Stated goal:
Set down, word for word, only the lines from the start of the records through the line bearing "const data = categories.map((name, i)"; include no pictures.

Dataset extract:
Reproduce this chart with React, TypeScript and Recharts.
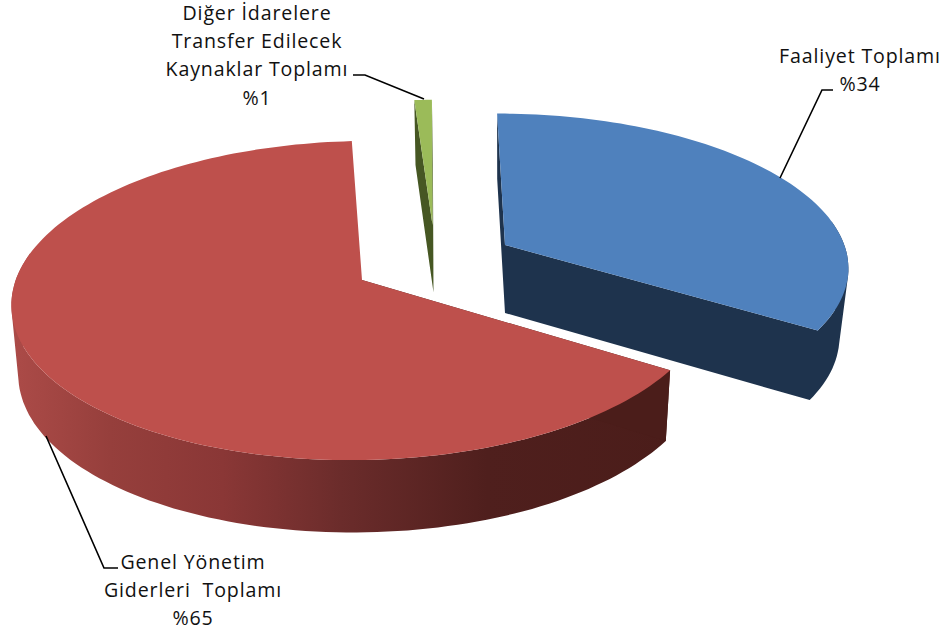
import React from "react";
import { PieChart, Pie } from "recharts";

const categories = ["Faaliyet Toplamı", "Genel Yönetim Giderleri  Toplamı", "Diğer İdarelere Transfer Edilecek Kaynaklar Toplamı"];
const shares = [34, 65, 1];
const topColors = ["#4F81BD", "#BE504C", "#9BBB59"];
const sideColors = ["#1E334D", "url(#redWall)", "#465723"];
const labelLines = [
  ["Faaliyet Toplamı", "%34"],
  ["Genel Yönetim", "Giderleri  Toplamı", "%65"],
  ["Diğer İdarelere", "Transfer Edilecek", "Kaynaklar Toplamı", "%1"],
];

// view geometry of each exploded slice (screen-space apex, scale, skew)
const sliceViews = [
  { ax: 505, ay: 245, sx: 0.975, sy: 0.945, shear: 0.06 },
  { ax: 362, ay: 280, sx: 0.995, sy: 1, shear: -0.065 },
  { ax: 432.5, ay: 225, sx: 0.91, sy: 0.9, shear: 0.005 },
];
const labelViews = [
  { x: 860, y: 63, leader: "M833 90 L822 90 L780 178" },
  { x: 193, y: 569, leader: "M118 568 L104 568 L46 436" },
  { x: 257, y: 20, leader: "M353 75 L365 75 L424 99" },
];

const data = categories.map((name, i) => ({ name, value: shares[i] }));

const RX = 348;
const RY = 157;
const PERSPECTIVE = 0.1285;
const VANISH_X = 505;

type Pt = [number, number];

function project(thetaDeg: number, r: number, i: number): Pt {
  const view = sliceViews[i];
  const t = (thetaDeg * Math.PI) / 180;
  const u = Math.sin(t) * r;
  const v = -Math.cos(t) * r;
  const s = 1 / (1 - PERSPECTIVE * v);
  const dy = RY * view.sy * v * s;
  return [view.ax + RX * view.sx * u * s + view.shear * dy, view.ay + dy];
}

function drop([x, y]: Pt): Pt {
  const k = x > VANISH_X ? 0.026 : 0.014;
  return [x - (x - VANISH_X) * k, y + 68 + 0.02 * (y - 245)];
}

const toPath = (pts: Pt[]) =>
  "M" + pts.map(([x, y]) => `${x.toFixed(1)} ${y.toFixed(1)}`).join(" L") + " Z";

// every quad gets the same winding, so the non-zero fill merges them without seams
function orient(pts: Pt[]): Pt[] {
  let area = 0;
  pts.forEach(([x, y], j) => {
    const [nx, ny] = pts[(j + 1) % pts.length];
    area += x * ny - nx * y;
  });
  return area < 0 ? [...pts].reverse() : pts;
}

function Slice3D(props: any) {
  const { startAngle, endAngle, index } = props;
  const i: number = index ?? 0;
  const from = 90 - startAngle;
  const to = 90 - endAngle;
  const n = Math.max(2, Math.ceil(Math.abs(to - from) / 1.5));
  const thetas: number[] = [];
  for (let k = 0; k <= n; k++) thetas.push(from + ((to - from) * k) / n);
  const arc: Pt[] = thetas.map((t) => project(t, 1, i));
  const apex = project(0, 0, i);
  const side = sideColors[i];
  const endFill = i === 1 ? "#4B1D1A" : side;
  const frontQuads: string[] = [];
  arc.slice(0, -1).forEach((p, k) => {
    if (Math.cos((thetas[k] * Math.PI) / 180) < 0.17) {
      frontQuads.push(toPath(orient([p, arc[k + 1], drop(arc[k + 1]), drop(p)])));
    }
  });
  const ends = [arc[0], arc[n]].map((p) => toPath(orient([apex, p, drop(p), drop(apex)])));
  return (
    <g>
      <defs>
        <linearGradient id="redWall" gradientUnits="userSpaceOnUse" x1="11" y1="0" x2="672" y2="0">
          <stop offset="0" stopColor="#AC4B48" />
          <stop offset="0.15" stopColor="#963F3C" />
          <stop offset="0.32" stopColor="#8A3736" />
          <stop offset="0.5" stopColor="#6B2C2B" />
          <stop offset="0.72" stopColor="#4F1F1D" />
          <stop offset="1" stopColor="#4B1D1A" />
        </linearGradient>
      </defs>
      {i === 1 ? (
        <>
          <path d={frontQuads.join(" ")} fill={side} />
          <path d={ends[0]} fill={endFill} />
        </>
      ) : (
        <path d={[...ends, ...frontQuads].join(" ")} fill={side} />
      )}
      <path d={toPath([apex, ...arc])} fill={topColors[i]} />
    </g>
  );
}

function SliceLabel(props: any) {
  const i: number = props.index ?? 0;
  const view = labelViews[i];
  return (
    <g>
      <path d={view.leader} fill="none" stroke="#000" strokeWidth={1.6} />
      {labelLines[i].map((line, k) => (
        <text
          key={k}
          x={view.x}
          y={view.y + k * 28.2}
          textAnchor="middle"
          fontFamily="'Open Sans', sans-serif"
          fontSize={19.6}
          letterSpacing={0.85}
          fill="#111"
          style={{ whiteSpace: "pre" }}
        >
          {line}
        </text>
      ))}
    </g>
  );
}

export default function App() {
  return (
    <div style={{ position: "absolute", left: 0, top: 0, width: 946, height: 635, background: "#fff" }}>
      <PieChart width={946} height={635} margin={{ top: 0, right: 0, bottom: 0, left: 0 }}>
        <Pie
          data={data}
          dataKey="value"
          nameKey="name"
          cx={430}
          cy={270}
          outerRadius={348}
          startAngle={90}
          endAngle={-270}
          stroke="none"
          shape={Slice3D}
          label={SliceLabel}
          labelLine={false}
          isAnimationActive={false}
        />
      </PieChart>
    </div>
  );
}
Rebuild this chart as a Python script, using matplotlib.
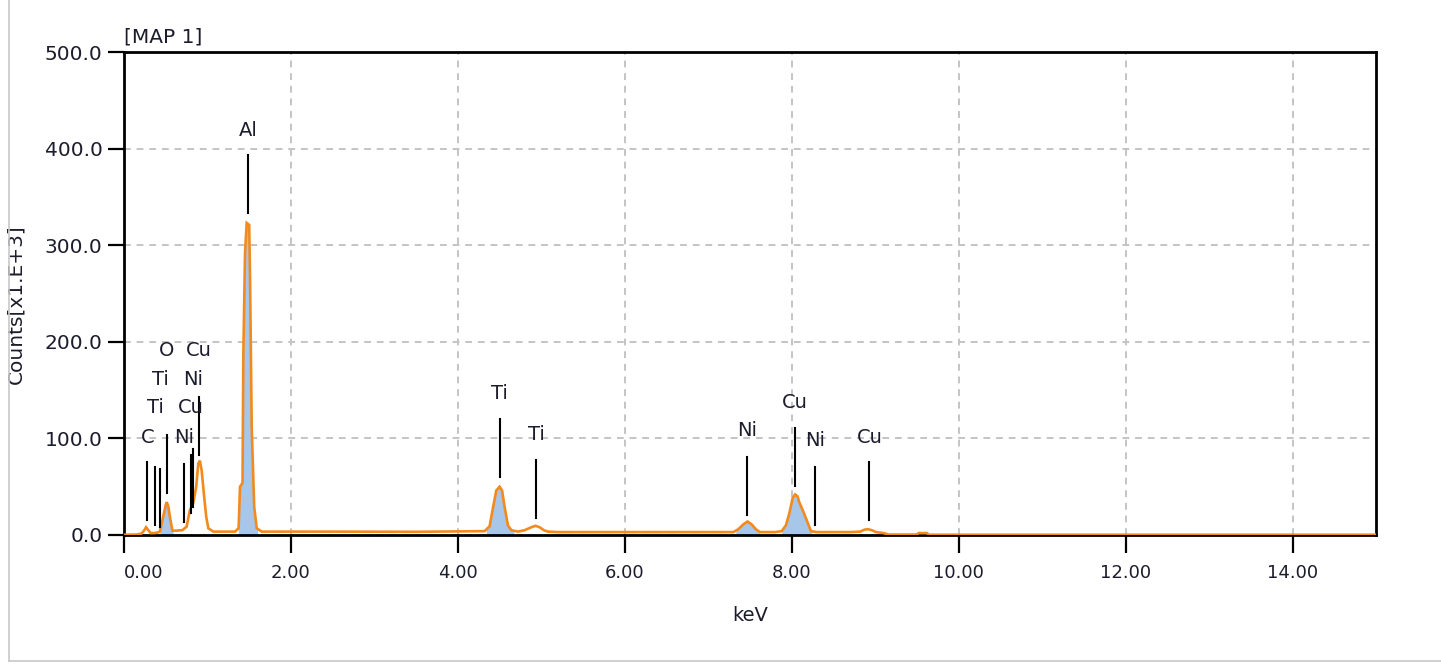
import matplotlib
matplotlib.use("Agg")
import matplotlib.pyplot as plt
import numpy as np
from matplotlib.lines import Line2D
from matplotlib.ticker import FormatStrFormatter

# ---------------- data ----------------
energy_kev = [0.00, 0.15, 0.21, 0.24, 0.264, 0.29, 0.32, 0.36, 0.40, 0.43, 0.47, 0.50,
              0.512, 0.53, 0.55, 0.58, 0.62, 0.70, 0.75, 0.79, 0.83, 0.865, 0.89, 0.91,
              0.93, 0.96, 0.985, 1.01, 1.07, 1.20, 1.33, 1.373, 1.39, 1.42, 1.43, 1.45,
              1.47, 1.50, 1.51, 1.53, 1.56, 1.59, 1.65, 2.50, 3.50, 4.32, 4.38, 4.42,
              4.46, 4.50, 4.53, 4.56, 4.60, 4.64, 4.72, 4.80, 4.88, 4.93, 4.98, 5.03,
              5.08, 5.20, 6.50, 7.30, 7.36, 7.42, 7.47, 7.52, 7.57, 7.62, 7.80, 7.88,
              7.93, 7.97, 8.01, 8.04, 8.07, 8.09, 8.14, 8.19, 8.23, 8.30, 8.70, 8.82,
              8.87, 8.91, 8.96, 9.01, 9.10, 9.16, 9.50, 9.52, 9.62, 9.64, 15.00]
counts_k = [0.3, 0.5, 1.5, 4.5, 8.0, 5.0, 2.0, 2.0, 2.5, 3.5, 19.0, 31.0,
            34.0, 30.0, 19.0, 4.5, 4.5, 5.0, 8.6, 26.0, 33.0, 50.0, 74.0, 77.0,
            67.0, 40.0, 19.0, 7.0, 3.5, 3.5, 3.5, 7.0, 50.0, 54.0, 188.0, 292.0,
            323.0, 321.0, 267.0, 112.0, 29.0, 7.0, 3.5, 3.5, 3.3, 4.0, 9.0, 28.0,
            46.0, 50.0, 46.0, 29.0, 10.0, 5.0, 3.5, 5.0, 8.0, 9.5, 8.0, 5.0,
            3.5, 3.0, 3.0, 3.0, 6.0, 11.0, 14.0, 11.0, 6.0, 3.0, 3.0, 4.0,
            10.0, 22.0, 38.0, 42.0, 40.0, 34.0, 24.0, 13.0, 4.0, 3.0, 3.0, 3.5,
            5.5, 6.0, 5.0, 3.0, 2.0, 0.5, 0.5, 2.0, 2.0, 0.3, 0.3]

# energy windows shown with the blue fill (identified peaks)
fill_windows_kev = [(0.43, 0.59), (1.37, 1.60), (4.34, 4.67), (7.33, 7.61), (7.88, 8.24)]

# element line markers
element_labels = ["C", "Ti", "Ti", "O", "Ni", "Cu", "Ni", "Cu",
                  "Al", "Ti", "Ti", "Ni", "Cu", "Ni", "Cu"]
line_energy_kev = [0.279, 0.375, 0.432, 0.513, 0.720, 0.804, 0.824, 0.900,
                   1.486, 4.50, 4.94, 7.47, 8.04, 8.28, 8.93]
line_base_k = [15.5, 10.4, 8.3, 43.8, 13.8, 22.8, 29.3, 82.8,
               333.0, 60.0, 17.6, 20.7, 50.7, 10.4, 15.5]
label_height_k = [101.4, 132.5, 160.5, 191.5, 100.8, 132.5, 160.5, 191.5,
                  419.0, 146.0, 104.0, 108.0, 137.0, 98.0, 101.4]
LINE_LEN = 60.0

x_ticks = [0, 2, 4, 6, 8, 10, 12, 14]
y_ticks = [0, 100, 200, 300, 400, 500]

# ---------------- figure ----------------
plt.rcParams["font.family"] = ["DejaVu Sans"]
TXT = "#1c1c2c"

fig = plt.figure(figsize=(14.41, 6.64), dpi=100)
W, H = 1441.0, 664.0
L, R, T, B = 124, 1376, 52, 535
ax = fig.add_axes([L / W, 1 - B / H, (R - L) / W, (B - T) / H])

E = np.array(energy_kev)
C = np.array(counts_k)

for a, b in fill_windows_kev:
    xs = np.linspace(a, b, 300)
    ax.fill_between(xs, 0, np.interp(xs, E, C), color="#a6c6ea", lw=0, zorder=2)

ax.plot(E, C, color="#f38a1e", lw=1.9, zorder=4, solid_joinstyle="miter")

for lab, e, base, ly in zip(element_labels, line_energy_kev, line_base_k, label_height_k):
    ax.plot([e, e], [base, base + LINE_LEN], color="black", lw=1.5, zorder=5)
    ax.text(e, ly, lab, ha="center", va="center", fontsize=14, color=TXT, zorder=6)

ax.set_xlim(0, 15)
ax.set_ylim(0, 500)
ax.set_xticks(x_ticks)
ax.set_yticks(y_ticks)
ax.xaxis.set_major_formatter(FormatStrFormatter("%.2f"))
ax.yaxis.set_major_formatter(FormatStrFormatter("%.1f"))

ax.grid(True, color="#c4c4c4", linestyle=(0, (3.5, 3)), lw=1.4, zorder=1)
ax.set_axisbelow(True)

for s in ax.spines.values():
    s.set_linewidth(2.0)
    s.set_color("black")
    s.set_zorder(3)

ax.tick_params(axis="x", direction="out", length=13, width=1.6, pad=8,
               labelsize=13, labelcolor=TXT)
ax.tick_params(axis="y", direction="out", length=11.5, width=1.6, pad=4,
               labelsize=14.5, labelcolor=TXT)
fig.canvas.draw()
first = ax.get_xticklabels()[0]
first.set_horizontalalignment("left")

ax.set_xlabel("keV", fontsize=14, color=TXT)
ax.xaxis.set_label_coords(0.5, -0.147)
ax.set_ylabel("Counts[x1.E+3]", fontsize=14.5, color=TXT)
ax.yaxis.set_label_coords(-0.079, 0.478)

ax.text(0.0, 1.031, "[MAP 1]", transform=ax.transAxes, ha="left", va="center",
        fontsize=14.5, color=TXT)

# outer window frame (left and bottom edges)
fig.add_artist(Line2D([9 / W, 9 / W], [0.0045, 1.0], transform=fig.transFigure,
                      color="#c8c8c8", lw=1.2))
fig.add_artist(Line2D([9 / W, 1.0], [0.0045, 0.0045], transform=fig.transFigure,
                      color="#c8c8c8", lw=1.2))

fig.savefig("out.png", dpi=100)
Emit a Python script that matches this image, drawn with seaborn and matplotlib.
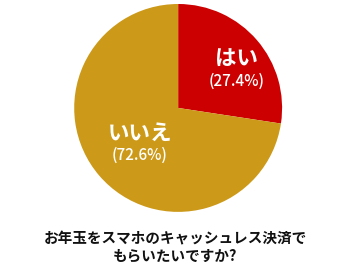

Solution below:
Reproduce this chart with React, TypeScript and Recharts.
import React from "react";
import { PieChart, Pie } from "recharts";

const categories = ["Faaliyet Toplamı", "Genel Yönetim Giderleri  Toplamı", "Diğer İdarelere Transfer Edilecek Kaynaklar Toplamı"];
const shares = [34, 65, 1];
const topColors = ["#4F81BD", "#BE504C", "#9BBB59"];
const sideColors = ["#1E334D", "url(#redWall)", "#465723"];
const labelLines = [
  ["Faaliyet Toplamı", "%34"],
  ["Genel Yönetim", "Giderleri  Toplamı", "%65"],
  ["Diğer İdarelere", "Transfer Edilecek", "Kaynaklar Toplamı", "%1"],
];

// view geometry of each exploded slice (screen-space apex, scale, skew)
const sliceViews = [
  { ax: 505, ay: 245, sx: 0.975, sy: 0.945, shear: 0.06 },
  { ax: 362, ay: 280, sx: 0.995, sy: 1, shear: -0.065 },
  { ax: 432.5, ay: 225, sx: 0.91, sy: 0.9, shear: 0.005 },
];
const labelViews = [
  { x: 860, y: 63, leader: "M833 90 L822 90 L780 178" },
  { x: 193, y: 569, leader: "M118 568 L104 568 L46 436" },
  { x: 257, y: 20, leader: "M353 75 L365 75 L424 99" },
];

const data = categories.map((name, i) => ({ name, value: shares[i] }));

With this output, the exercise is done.